SEA-NL reported last week that the summer shrimp price wouldn't be released until today (Sunday, June 26th) because of a personal matter with a member of the price-setting panel. But here it is Sunday evening, and still no word.
The delay is ridiculous, considering the shrimp fleets have yet to fish this season, and most of the province's Gulf fleet has little else to fish but shrimp.
From my perspective, the panel must go with $1.36/lb.
If anything, markets for cold-water shrimp have improved since April 24th when the panel set the spring price at $1.42/lb.
Back then the panel repeated a forecast of "good demand, low inventories, and higher prices," only local processors refused to buy for $1.42/lb
International seafood news outlets reported last week that supplies of cold-water shrimp to the United Kingdom may be threatened by the absence of a trade deal with Greenland as the result of the UK's departure from the European Union under Brexit.

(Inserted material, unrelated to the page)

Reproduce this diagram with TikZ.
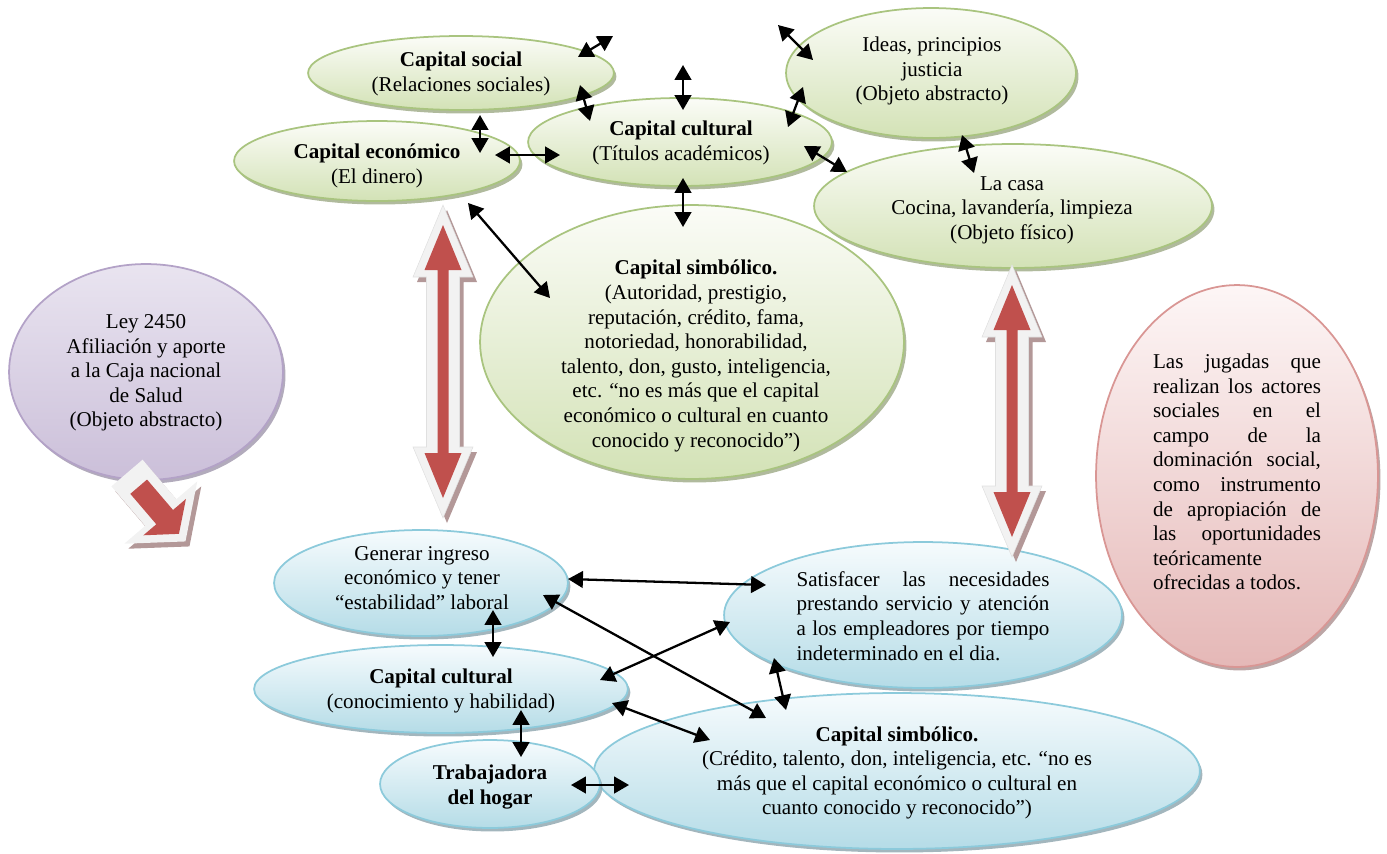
\documentclass[tikz,border=0pt]{standalone}
\usepackage{fontspec}
\setmainfont{Liberation Serif}
\usetikzlibrary{shapes.geometric,arrows.meta,shadows}

\definecolor{grnline}{HTML}{A9C47F}
\definecolor{grntop}{HTML}{FBFCF7}
\definecolor{grnbot}{HTML}{D3E2B6}
\definecolor{grnshd}{HTML}{A2AE8C}
\definecolor{blueline}{HTML}{8CCADB}
\definecolor{bluetop}{HTML}{F6FBFD}
\definecolor{bluebot}{HTML}{B5DCE7}
\definecolor{blueshd}{HTML}{93A9B2}
\definecolor{lilline}{HTML}{B3A2C7}
\definecolor{liltop}{HTML}{E9E4F0}
\definecolor{lilbot}{HTML}{CBBFD9}
\definecolor{lilshd}{HTML}{A59CB0}
\definecolor{pinkline}{HTML}{D99694}
\definecolor{pinktop}{HTML}{FDF6F6}
\definecolor{pinkbot}{HTML}{E5B8B7}
\definecolor{pinkshd}{HTML}{B09696}
\definecolor{blockred}{HTML}{C0504D}
\definecolor{blockpale}{HTML}{F2F2F2}
\definecolor{blockshd}{HTML}{B39898}

\newcommand{\spreadto}[2]{\makebox[#1][s]{#2}}

\begin{document}
\begin{tikzpicture}[x=0.02cm, y=-0.02cm,
  font=\fontsize{12pt}{14pt}\selectfont,
  oval/.style 2 args={ellipse, minimum width=#1*0.04cm, minimum height=#2*0.04cm, inner sep=0pt},
  greenball/.style={draw=grnline, line width=1pt, top color=grntop, bottom color=grnbot,
    drop shadow={shadow xshift=0.05cm, shadow yshift=-0.07cm, fill=grnshd, opacity=0.85}},
  blueball/.style={draw=blueline, line width=1pt, top color=bluetop, bottom color=bluebot,
    drop shadow={shadow xshift=0.05cm, shadow yshift=-0.07cm, fill=blueshd, opacity=0.85}},
  lilball/.style={draw=lilline, line width=1pt, top color=liltop, bottom color=lilbot,
    drop shadow={shadow xshift=0.05cm, shadow yshift=-0.07cm, fill=lilshd, opacity=0.85}},
  pinkball/.style={draw=pinkline, line width=1pt, top color=pinktop, bottom color=pinkbot,
    drop shadow={shadow xshift=0.05cm, shadow yshift=-0.07cm, fill=pinkshd, opacity=0.85}},
  lbl/.style={align=center, inner sep=0pt},
  dbl/.style={{Triangle[length=8.5pt,width=9.5pt]}-{Triangle[length=8.5pt,width=9.5pt]}, line width=1.3pt},
  pics/updown/.style={code={
    \fill[blockshd, shift={(4,5)}] (0,0) -- (30,72) -- (16.5,72) -- (16.5,#1-71) -- (30,#1-71)
      -- (0,#1) -- (-30,#1-71) -- (-16.5,#1-71) -- (-16.5,72) -- (-30,72) -- cycle;
    \fill[blockpale, draw=black!12, line width=0.3pt] (0,0) -- (30,72) -- (16.5,72) -- (16.5,#1-71) -- (30,#1-71)
      -- (0,#1) -- (-30,#1-71) -- (-16.5,#1-71) -- (-16.5,72) -- (-30,72) -- cycle;
    \fill[blockred] (0,20) -- (18.5,65) -- (5.5,65) -- (5.5,#1-65) -- (18.5,#1-65)
      -- (0,#1-20) -- (-18.5,#1-65) -- (-5.5,#1-65) -- (-5.5,65) -- (-18.5,65) -- cycle;
  }},
  pics/slantshape/.style={code={
    \fill[#1] (0,-20.5) -- (52,-20.5) -- (52,-48) -- (90,0) -- (52,48) -- (52,20.5) -- (0,20.5) -- cycle;
  }},
  pics/slantcore/.style={code={
    \fill[blockred] (18,-11) -- (58,-11) -- (58,-28) -- (80,0) -- (58,28) -- (58,11) -- (18,11) -- cycle;
  }}
]
\useasboundingbox (0,0) rectangle (1387,853);

% upper cluster: forms of capital
\node[oval={153}{37}, greenball] (soc) at (461,73) {};
\node[oval={152}{44}, greenball] (cul) at (680,142) {};
\node[oval={143}{40}, greenball] (eco) at (377,161) {};
\node[oval={145}{65}, greenball] (ide) at (931,73) {};
\node[oval={212}{137}, greenball] (sim) at (692,342) {};
\node[oval={199}{62}, greenball] (casa) at (1013,206) {};

% side bubbles
\node[oval={137}{108}, lilball] (ley) at (146,372) {};
\node[oval={141}{191}, pinkball] (jug) at (1237,476) {};

% lower cluster: domestic worker
\node[oval={147}{53}, blueball] (gen) at (421,583) {};
\node[oval={199}{73}, blueball] (sat) at (923,615) {};
\node[oval={187}{44}, blueball] (cub) at (441,689) {};
\node[oval={303}{78}, blueball] (sib) at (897,771) {};
\node[oval={110}{44}, blueball] (tra) at (490,784) {};

% texts
\node[lbl] (t-soc) at (461,74) {\textbf{Capital social}\\(Relaciones sociales)};
\node[lbl] (t-eco) at (377,166) {\textbf{Capital económico}\\(El dinero)};
\node[lbl] (t-cul) at (681,143) {\textbf{Capital cultural}\\(Títulos académicos)};
\node[lbl] (t-ide) at (932,71) {Ideas, principios\\justicia\\(Objeto abstracto)};
\node[lbl] (t-casa) at (1012,210) {La casa\\Cocina, lavandería, limpieza\\(Objeto físico)};
\node[lbl] (t-sim) at (696,356) {\textbf{Capital simbólico.}\\(Autoridad, prestigio,\\reputación, crédito, fama,\\notoriedad, honorabilidad,\\talento, don, gusto, inteligencia,\\etc. “no es más que el capital\\económico o cultural en cuanto\\conocido y reconocido”)};
\node[lbl] (t-ley) at (146,373) {Ley 2450\\Afiliación y aporte\\a la Caja nacional\\de Salud\\(Objeto abstracto)};
\node[lbl, align=left] (t-jug) at (1237,472) {\spreadto{3.36cm}{Las jugadas que}\\
  \spreadto{3.36cm}{realizan los actores}\\
  \spreadto{3.36cm}{sociales en el}\\
  \spreadto{3.36cm}{campo de la}\\
  \spreadto{3.36cm}{dominación social,}\\
  \spreadto{3.36cm}{como instrumento}\\
  \spreadto{3.36cm}{de apropiación de}\\
  \spreadto{3.36cm}{las oportunidades}\\
  teóricamente\\
  ofrecidas a todos.};
\node[lbl] (t-gen) at (422,578) {Generar ingreso\\económico y tener\\“estabilidad” laboral};
\node[lbl, align=left] (t-sat) at (923,616) {\spreadto{5.06cm}{Satisfacer las necesidades}\\
  \spreadto{5.06cm}{prestando servicio y atención}\\
  \spreadto{5.06cm}{a los empleadores por tiempo}\\
  indeterminado en el dia.};
\node[lbl] (t-cub) at (441,691) {\textbf{Capital cultural}\\(conocimiento y habilidad)};
\node[lbl] (t-tra) at (490,787) {\textbf{Trabajadora}\\\textbf{del hogar}};
\node[lbl] (t-sib) at (897,773) {\textbf{Capital simbólico.}\\(Crédito, talento, don, inteligencia, etc. “no es\\más que el capital económico o cultural en\\cuanto conocido y reconocido”)};

% block arrows
\pic at (443,205) {updown=313};
\pic at (1012,265) {updown=292};
\pic[rotate=-49.5] at (131,478) {slantshape=blockshd};
\pic[rotate=-49.5] at (127,473) {slantshape=blockpale};
\pic[rotate=-49.5] at (127,473) {slantcore};

% loose arrow ends
\coordinate (fs) at (613,36);
\coordinate (fc) at (683,65);
\coordinate (fi) at (778,25);

% connectors, upper cluster
\draw[dbl] ([shift={(19,42)}]soc.center) -- ([shift={(103,-8)}]eco.center);
\draw[dbl] ([shift={(118,-6)}]eco.center) -- ([shift={(-120,13)}]cul.center);
\draw[dbl] ([shift={(117,-16)}]soc.center) -- (fs);
\draw[dbl] ([shift={(119,12)}]soc.center) -- ([shift={(-90,-21)}]cul.center);
\draw[dbl] ([shift={(3,-32)}]cul.center) -- (fc);
\draw[dbl] ([shift={(108,-15)}]cul.center) -- ([shift={(-128,14)}]ide.center);
\draw[dbl] ([shift={(-118,-13)}]ide.center) -- (fi);
\draw[dbl] ([shift={(124,4)}]cul.center) -- ([shift={(-166,-34)}]casa.center);
\draw[dbl] ([shift={(3,36)}]cul.center) -- ([shift={(-9,-115)}]sim.center);
\draw[dbl] ([shift={(31,62)}]ide.center) -- ([shift={(-39,-33)}]casa.center);
\draw[dbl] ([shift={(91,42)}]eco.center) -- ([shift={(-142,-44)}]sim.center);

% connectors, lower cluster
\draw[dbl] ([shift={(147,-4)}]gen.center) -- ([shift={(-157,-30)}]sat.center);
\draw[dbl] ([shift={(72,27)}]gen.center) -- ([shift={(52,-32)}]cub.center);
\draw[dbl] ([shift={(122,12)}]gen.center) -- ([shift={(-131,-53)}]sib.center);
\draw[dbl] ([shift={(159,-9)}]cub.center) -- ([shift={(-193,7)}]sat.center);
\draw[dbl] ([shift={(-149,43)}]sat.center) -- ([shift={(-111,-61)}]sib.center);
\draw[dbl] ([shift={(171,14)}]cub.center) -- ([shift={(-187,-31)}]sib.center);
\draw[dbl] ([shift={(80,21)}]cub.center) -- ([shift={(31,-27)}]tra.center);
\draw[dbl] ([shift={(81,1)}]tra.center) -- ([shift={(-268,14)}]sib.center);
\end{tikzpicture}
\end{document}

That development should increase demand for shrimp from Newfoundland and Labrador.
Of course, if processors/buyers have their cash tied up in snow crab — the price of which has dropped since the season began — and they can't afford to buy shrimp, or don't have the freezing capacity available to store it, then that's another story.
La Scie fishermen Terry Ryan and his son Josh sold their first 60,000/lb-load of shrimp for the season to a Nova Scotia buyer last week for $1.36/lb, but the cost of diesel for the extra five-day steam across the Gulf cut into profits.
Mainland buyers also don't make deductions for EI or workers' comp from the money fishermen are paid for their catches.
If the panel does the unthinkable and sets the price at 90¢/lb, the shrimp fleet — which wouldn't fish for $1/lb last year — likely won't leave the wharf again (unless, like the Ryans, they go to Nova Scotia).
When processors stopping buying snow crab earlier this month SEA-NL took the stand that the province must allow harvesters to truck their product out of province.
The same would hold true for shrimp.